In the East, by contrast, the theological spirit takes a decidedly different approach. The seat of the Image of God is not thought to be in the reasoning or intellective faculty of the human being, but rather in the “Nous”, sometimes translated incorrectly as “Mind”, but in the East understood as “heart.” This is not necessarily the physical “heart” but at the center of man’s being.

Orthodox spirituality is built – not upon theological speculation or philosophy – but upon the experiences of those who have known God, and the purpose of Eastern Christian spirituality is to lead each baptized soul to such experience for him or herself. As theologian and historian John S. Romanides wrote: “In the Orthodox…tradition, genuine spiritual experience is the foundation of dogmatic formulations…” Christian doctrine developed in response to spiritual experience. One of the biblical texts which has powerfully shaped Eastern Christian spirituality (and, interestingly, is rarely quoted in the West) is 2 Peter 1:3:

“His divine power has given us everything we need for life and godliness through our knowledge of him who called us by his own glory and goodness.

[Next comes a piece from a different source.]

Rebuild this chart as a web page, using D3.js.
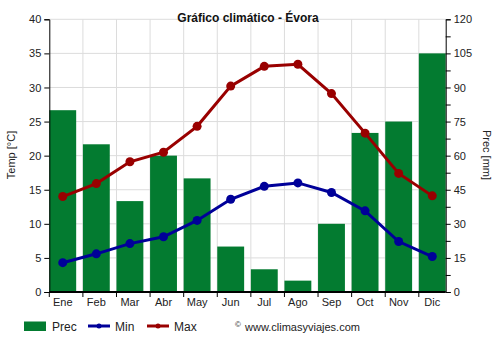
<!DOCTYPE html>
<html><head><meta charset="utf-8">
<script src="https://cdn.jsdelivr.net/npm/d3@7"></script>
<style>body{margin:0;background:#fff}svg{display:block;font-family:"Liberation Sans",Arial,sans-serif}</style>
</head><body><svg id="c" width="500" height="350"></svg>
<script>
const months = ["Ene","Feb","Mar","Abr","May","Jun","Jul","Ago","Sep","Oct","Nov","Dic"];
const prec = [80,65,40,60,50,20,10,5,30,70,75,105];
const tmin = [4.3,5.6,7.1,8.1,10.5,13.6,15.5,16.0,14.6,11.9,7.4,5.2];
const tmax = [14.0,15.9,19.1,20.5,24.3,30.2,33.1,33.4,29.1,23.3,17.4,14.1];
const tempTicks = [0,5,10,15,20,25,30,35,40];
const precTicks = [0,15,30,45,60,75,90,105,120];

const svg = d3.select("#c");
const L=49.3, R=445.7, T=19.3, B=292;
const x = d3.scaleBand().domain(months).range([L,R]).paddingInner(0.2).paddingOuter(0);
const yT = d3.scaleLinear().domain([0,40]).range([B,T]);
const yP = d3.scaleLinear().domain([0,120]).range([B,T]);

// grid
const g = svg.append("g");
g.selectAll("line.h").data(tempTicks.slice(1)).join("line")
 .attr("x1",L).attr("x2",R).attr("y1",d=>yT(d)).attr("y2",d=>yT(d))
 .attr("stroke","#dcdcdc").attr("stroke-width",1);
g.selectAll("line.v").data(months.slice(1)).join("line")
 .attr("x1",d=>x(d)).attr("x2",d=>x(d)).attr("y1",T).attr("y2",B)
 .attr("stroke","#dcdcdc").attr("stroke-width",1);

// bars
svg.append("g").selectAll("rect").data(prec).join("rect")
 .attr("x",(d,i)=>x(months[i])).attr("width",x.bandwidth())
 .attr("y",d=>yP(d)).attr("height",d=>B-yP(d)).attr("fill","#037b30");

// lines
function series(data,color){
  const line=d3.line().x((d,i)=>x(months[i])+x.bandwidth()/2).y(d=>yT(d));
  svg.append("path").datum(data).attr("d",line).attr("fill","none").attr("stroke",color).attr("stroke-width",3);
  svg.append("g").selectAll("circle").data(data).join("circle")
   .attr("cx",(d,i)=>x(months[i])+x.bandwidth()/2).attr("cy",d=>yT(d)).attr("r",4.5).attr("fill",color);
}
series(tmin,"#000099");
series(tmax,"#990000");

// left axis
const la = svg.append("g").attr("transform",`translate(${L},0)`)
 .call(d3.axisLeft(yT).tickValues(tempTicks).tickSize(5).tickPadding(3));
la.select(".domain").attr("stroke","#000");
la.selectAll("text").attr("font-size",11).attr("fill","#222").attr("font-family","Liberation Sans, Arial, sans-serif");
// right axis
const ra = svg.append("g").attr("transform",`translate(${R},0)`)
 .call(d3.axisRight(yP).tickValues(d3.range(0,121,7.5)).tickSize(5).tickPadding(3)
   .tickFormat(d=> precTicks.includes(d)? d : ""));
ra.select(".domain").attr("stroke","#000");
ra.selectAll("text").attr("font-size",11).attr("fill","#222").attr("font-family","Liberation Sans, Arial, sans-serif");
// bottom axis
const ba = svg.append("g").attr("transform",`translate(0,${B})`);
ba.append("line").attr("x1",L).attr("x2",R).attr("y1",0).attr("y2",0).attr("stroke","#000").attr("stroke-width",2);
ba.selectAll("line.t").data(months).join("line").attr("x1",d=>x(d)).attr("x2",d=>x(d)).attr("y1",0).attr("y2",5).attr("stroke","#000");
ba.selectAll("text").data(months).join("text").attr("x",d=>x(d)+x.bandwidth()/2).attr("y",14)
 .attr("text-anchor","middle").attr("font-size",11).attr("fill","#222").text(d=>d);

// title & axis titles
svg.append("text").attr("x",248).attr("y",22).attr("text-anchor","middle").attr("font-size",12).attr("font-weight","bold").attr("fill","#111").text("Gráfico climático - Évora");
svg.append("text").attr("transform",`translate(15,155) rotate(-90)`).attr("text-anchor","middle").attr("font-size",11).attr("fill","#222").text("Temp [°C]");
svg.append("text").attr("transform",`translate(483,155) rotate(90)`).attr("text-anchor","middle").attr("font-size",11).attr("fill","#222").text("Prec [mm]");

// legend
const lg = svg.append("g").attr("font-size",12).attr("fill","#222");
lg.append("rect").attr("x",24).attr("y",321.5).attr("width",22).attr("height",9.5).attr("fill","#037b30");
lg.append("text").attr("x",52).attr("y",331).text("Prec");
lg.append("line").attr("x1",88).attr("x2",110).attr("y1",326).attr("y2",326).attr("stroke","#000099").attr("stroke-width",3);
lg.append("circle").attr("cx",99).attr("cy",326).attr("r",2.5).attr("fill","#000099");
lg.append("text").attr("x",115).attr("y",331).text("Min");
lg.append("line").attr("x1",147).attr("x2",169).attr("y1",326).attr("y2",326).attr("stroke","#990000").attr("stroke-width",3);
lg.append("circle").attr("cx",158).attr("cy",326).attr("r",2.5).attr("fill","#990000");
lg.append("text").attr("x",174).attr("y",331).text("Max");
lg.append("text").attr("x",235).attr("y",327).attr("font-size",8).text("©");
lg.append("text").attr("x",245).attr("y",331).attr("font-size",11).text("www.climasyviajes.com");
</script></body></html>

Through these he has given us his very great and precious promises, so that through them you may participate in the divine nature and escape the corruption in the world caused by evil desires.”

The Greek fathers agree that God is transcendent and indivisible. So how then can humans in fact experience the divine nature directly? First, a “participation in the divine nature” does not represent a relapse into pagan pantheism or “absorption” of the creature in the Creator, as some critics of Eastern Christianity have charged. To avoid this pantheistic heresy, the Greek fathers offer the well-known distinction between the “essence” and “energies” of God. God’s “essence” is indivisible and entirely beyond us (i.e. unknowable). We do not have in Eastern Christianity a “mysticism” of the divine essence; but God’s energies – as we pray to the Holy Spirit – are “everywhere present and fill all things.”

Saint Basil writes: “The energies are various, and the essence simple, but we say that we know…God from His energies, but do not undertake to approach near to His essence. His energies come down to us, but His essence remains beyond our reach.” The metaphor often used to describe the distinction between “essence” and “energies” is the sun (Essence) and its rays (Energies). They are one and the same; the sun’s rays are not derivative, not a symbol, nor are they distinct from the sun. When you experience the sun’s rays as heat, you experience the sun directly. Likewise the whole of God is present in each of his energies and those who participate in them participate in the whole of God. Saint Gregory the Nazianzen calls the “energies” of God – in reference to what Moses was able to experience of God on Mount Sinai – as “the back parts of God, which He leaves behind Him as tokens of Himself like the shadows and reflections of the sun in the water, which show the sun to our weak eyes because we cannot look at the sun itself.” Thus, the Eastern spiritual tradition teaches, it is through God’s deifying “energies” – especially through the energies present in the holy mysteries – that we have direct experience of God, without blurring the lines between Creator and creature, or violating the principle of indivisibility.

As I have mentioned, the Western theological tradition does not traditionally and specifically make such a distinction between God’s “essence” and “energies” (although I have heard Catholics accept the Palamite distinction in the newer catechism but I have not confirmed this). Traditionally, Western theologians have argued the “essence/energies” distinction is a denial of “divine unity”, or (even) that it creates a fourth person (hypostasis) of the Trinity!

Carrying this line of thinking forward to its logical conclusion, the West has rejected as an authentic experience of God the Uncreated Light or Vision of God (theoria) of our hesychast, contemplative tradition in Eastern Christianity. Catholics have a teaching called the “Beatific Vision” – where the object of vision is the Essence of God – but this is generally understood to occur only in the next life.

Now all this is not to say that Western Christians do not or cannot “know” God. They may although this is despite their formal theological tradition. Many – perhaps most – Western Christians do not know their tradition’s foundational theology of “divine simplicity” or of its spiritual implications. My point is merely that the theological and epistemological emphasis in the West, formed a spirituality that is largely based on intellectual reasoning and faith alone (sola fide).

To summarize then, in the West – especially since the medieval scholasticism of Aquinas and the Western Enlightenment – by which Luther and Calvin were very influenced – Western Christian spirituality has focused on knowing about God, through reasoning or contemplation of God’s word. On the other hand, the praxis and spiritual ethos of the Eastern Christian spiritual tradition is focused on knowing God experientially, beyond mere reasoning, through an ascetic and ecstatic ‘transformation of the senses’. This quote from Saint Dionysius encapsulates/summarizes this Eastern spiritual approach well:

“Lay aside the faculties of the senses and reach up, so far as possible, without the use of discursive reasoning to union with him who transcends all being and knowledge. For shedding all things, you will, by a wholly unqualified and absolute ecstasy that detaches you from all things, be lifted up to the ray of the divine…”5

I find that in Western Christianity because of the approaches we have been discussing, there tends to be a dichotomy between the realm of God and the realm of man. It tends to set-up, as Father Stephen Freeman puts it, a “two-storey universe”: God and the spiritual realm “up there, and us down here”.6 There are, of course, counter-movements to this dominant impulse in Western Christianity. These include the holiness, Pentecostal, and contemporary Charismatic movements. These movements have tried to bridge the spiritual gap between “knowing God” and “knowing about God” through hyper-emotionalism, and neo-Gnostic experiences. But Metropolitan Nafpaktos argues they still exist very much in the “abstract, emotional and psychological realm”, rather than the divine realm.